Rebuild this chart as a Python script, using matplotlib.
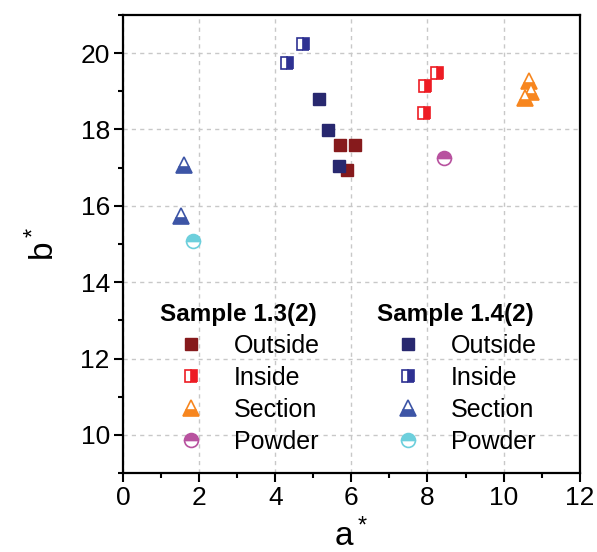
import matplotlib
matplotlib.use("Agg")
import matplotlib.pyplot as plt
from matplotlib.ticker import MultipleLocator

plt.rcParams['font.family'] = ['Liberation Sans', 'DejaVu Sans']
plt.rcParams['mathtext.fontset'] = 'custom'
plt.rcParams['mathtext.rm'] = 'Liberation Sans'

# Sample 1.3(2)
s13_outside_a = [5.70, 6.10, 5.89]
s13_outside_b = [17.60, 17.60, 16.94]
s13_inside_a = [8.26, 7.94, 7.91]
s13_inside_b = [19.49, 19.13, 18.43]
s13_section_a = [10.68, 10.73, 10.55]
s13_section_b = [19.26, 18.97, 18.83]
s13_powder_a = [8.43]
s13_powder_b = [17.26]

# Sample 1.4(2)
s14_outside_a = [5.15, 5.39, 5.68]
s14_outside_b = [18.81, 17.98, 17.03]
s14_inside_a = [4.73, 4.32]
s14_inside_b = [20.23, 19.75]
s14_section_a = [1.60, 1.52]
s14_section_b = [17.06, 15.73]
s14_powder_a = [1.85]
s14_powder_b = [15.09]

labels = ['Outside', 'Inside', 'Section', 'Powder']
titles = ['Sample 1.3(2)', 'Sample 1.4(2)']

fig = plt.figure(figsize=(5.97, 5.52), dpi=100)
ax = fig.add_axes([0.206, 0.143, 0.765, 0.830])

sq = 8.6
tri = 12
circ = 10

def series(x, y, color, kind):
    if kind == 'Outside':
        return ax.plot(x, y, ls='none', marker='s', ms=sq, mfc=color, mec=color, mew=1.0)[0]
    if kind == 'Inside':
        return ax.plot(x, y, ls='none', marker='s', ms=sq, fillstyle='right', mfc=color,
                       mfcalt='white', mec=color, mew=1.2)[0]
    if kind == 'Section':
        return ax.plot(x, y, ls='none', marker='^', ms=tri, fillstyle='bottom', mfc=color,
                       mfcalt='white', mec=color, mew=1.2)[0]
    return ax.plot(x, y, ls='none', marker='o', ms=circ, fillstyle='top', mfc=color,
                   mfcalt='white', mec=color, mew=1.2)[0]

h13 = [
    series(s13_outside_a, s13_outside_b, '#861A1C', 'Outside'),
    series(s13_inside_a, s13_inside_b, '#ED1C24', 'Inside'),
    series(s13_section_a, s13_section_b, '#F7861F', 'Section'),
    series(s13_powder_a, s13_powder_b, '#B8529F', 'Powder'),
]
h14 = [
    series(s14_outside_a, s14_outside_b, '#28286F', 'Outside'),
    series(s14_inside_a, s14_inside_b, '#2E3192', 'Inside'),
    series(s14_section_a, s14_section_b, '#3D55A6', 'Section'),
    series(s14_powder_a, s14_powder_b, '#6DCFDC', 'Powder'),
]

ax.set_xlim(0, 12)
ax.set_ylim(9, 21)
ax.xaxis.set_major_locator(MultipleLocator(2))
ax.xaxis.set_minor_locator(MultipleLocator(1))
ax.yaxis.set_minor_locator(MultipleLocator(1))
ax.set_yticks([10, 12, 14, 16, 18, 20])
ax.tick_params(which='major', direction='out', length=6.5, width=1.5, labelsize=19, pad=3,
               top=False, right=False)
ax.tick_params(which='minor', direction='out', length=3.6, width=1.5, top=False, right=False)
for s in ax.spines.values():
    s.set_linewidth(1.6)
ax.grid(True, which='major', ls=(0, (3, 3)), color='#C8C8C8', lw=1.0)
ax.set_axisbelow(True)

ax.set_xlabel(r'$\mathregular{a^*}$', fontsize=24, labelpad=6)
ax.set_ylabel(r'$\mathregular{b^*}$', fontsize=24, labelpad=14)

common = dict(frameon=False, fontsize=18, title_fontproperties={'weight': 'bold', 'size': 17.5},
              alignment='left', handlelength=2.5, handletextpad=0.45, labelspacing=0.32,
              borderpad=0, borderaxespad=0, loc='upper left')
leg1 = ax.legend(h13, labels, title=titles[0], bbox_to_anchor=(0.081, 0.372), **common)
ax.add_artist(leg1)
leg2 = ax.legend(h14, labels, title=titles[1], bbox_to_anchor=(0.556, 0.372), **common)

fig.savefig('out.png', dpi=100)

========================================

*YOUR TASK:* Omit the pictures and give the material again, exactly and in full.

*WRITTEN RESPONSE:*
Rebuild this chart as a Python script, using matplotlib.
import matplotlib
matplotlib.use("Agg")
import matplotlib.pyplot as plt
from matplotlib.ticker import MultipleLocator

plt.rcParams['font.family'] = ['Liberation Sans', 'DejaVu Sans']
plt.rcParams['mathtext.fontset'] = 'custom'
plt.rcParams['mathtext.rm'] = 'Liberation Sans'

# Sample 1.3(2)
s13_outside_a = [5.70, 6.10, 5.89]
s13_outside_b = [17.60, 17.60, 16.94]
s13_inside_a = [8.26, 7.94, 7.91]
s13_inside_b = [19.49, 19.13, 18.43]
s13_section_a = [10.68, 10.73, 10.55]
s13_section_b = [19.26, 18.97, 18.83]
s13_powder_a = [8.43]
s13_powder_b = [17.26]

# Sample 1.4(2)
s14_outside_a = [5.15, 5.39, 5.68]
s14_outside_b = [18.81, 17.98, 17.03]
s14_inside_a = [4.73, 4.32]
s14_inside_b = [20.23, 19.75]
s14_section_a = [1.60, 1.52]
s14_section_b = [17.06, 15.73]
s14_powder_a = [1.85]
s14_powder_b = [15.09]

labels = ['Outside', 'Inside', 'Section', 'Powder']
titles = ['Sample 1.3(2)', 'Sample 1.4(2)']

fig = plt.figure(figsize=(5.97, 5.52), dpi=100)
ax = fig.add_axes([0.206, 0.143, 0.765, 0.830])

sq = 8.6
tri = 12
circ = 10

def series(x, y, color, kind):
    if kind == 'Outside':
        return ax.plot(x, y, ls='none', marker='s', ms=sq, mfc=color, mec=color, mew=1.0)[0]
    if kind == 'Inside':
        return ax.plot(x, y, ls='none', marker='s', ms=sq, fillstyle='right', mfc=color,
                       mfcalt='white', mec=color, mew=1.2)[0]
    if kind == 'Section':
        return ax.plot(x, y, ls='none', marker='^', ms=tri, fillstyle='bottom', mfc=color,
                       mfcalt='white', mec=color, mew=1.2)[0]
    return ax.plot(x, y, ls='none', marker='o', ms=circ, fillstyle='top', mfc=color,
                   mfcalt='white', mec=color, mew=1.2)[0]

h13 = [
    series(s13_outside_a, s13_outside_b, '#861A1C', 'Outside'),
    series(s13_inside_a, s13_inside_b, '#ED1C24', 'Inside'),
    series(s13_section_a, s13_section_b, '#F7861F', 'Section'),
    series(s13_powder_a, s13_powder_b, '#B8529F', 'Powder'),
]
h14 = [
    series(s14_outside_a, s14_outside_b, '#28286F', 'Outside'),
    series(s14_inside_a, s14_inside_b, '#2E3192', 'Inside'),
    series(s14_section_a, s14_section_b, '#3D55A6', 'Section'),
    series(s14_powder_a, s14_powder_b, '#6DCFDC', 'Powder'),
]

ax.set_xlim(0, 12)
ax.set_ylim(9, 21)
ax.xaxis.set_major_locator(MultipleLocator(2))
ax.xaxis.set_minor_locator(MultipleLocator(1))
ax.yaxis.set_minor_locator(MultipleLocator(1))
ax.set_yticks([10, 12, 14, 16, 18, 20])
ax.tick_params(which='major', direction='out', length=6.5, width=1.5, labelsize=19, pad=3,
               top=False, right=False)
ax.tick_params(which='minor', direction='out', length=3.6, width=1.5, top=False, right=False)
for s in ax.spines.values():
    s.set_linewidth(1.6)
ax.grid(True, which='major', ls=(0, (3, 3)), color='#C8C8C8', lw=1.0)
ax.set_axisbelow(True)

ax.set_xlabel(r'$\mathregular{a^*}$', fontsize=24, labelpad=6)
ax.set_ylabel(r'$\mathregular{b^*}$', fontsize=24, labelpad=14)

common = dict(frameon=False, fontsize=18, title_fontproperties={'weight': 'bold', 'size': 17.5},
              alignment='left', handlelength=2.5, handletextpad=0.45, labelspacing=0.32,
              borderpad=0, borderaxespad=0, loc='upper left')
leg1 = ax.legend(h13, labels, title=titles[0], bbox_to_anchor=(0.081, 0.372), **common)
ax.add_artist(leg1)
leg2 = ax.legend(h14, labels, title=titles[1], bbox_to_anchor=(0.556, 0.372), **common)

fig.savefig('out.png', dpi=100)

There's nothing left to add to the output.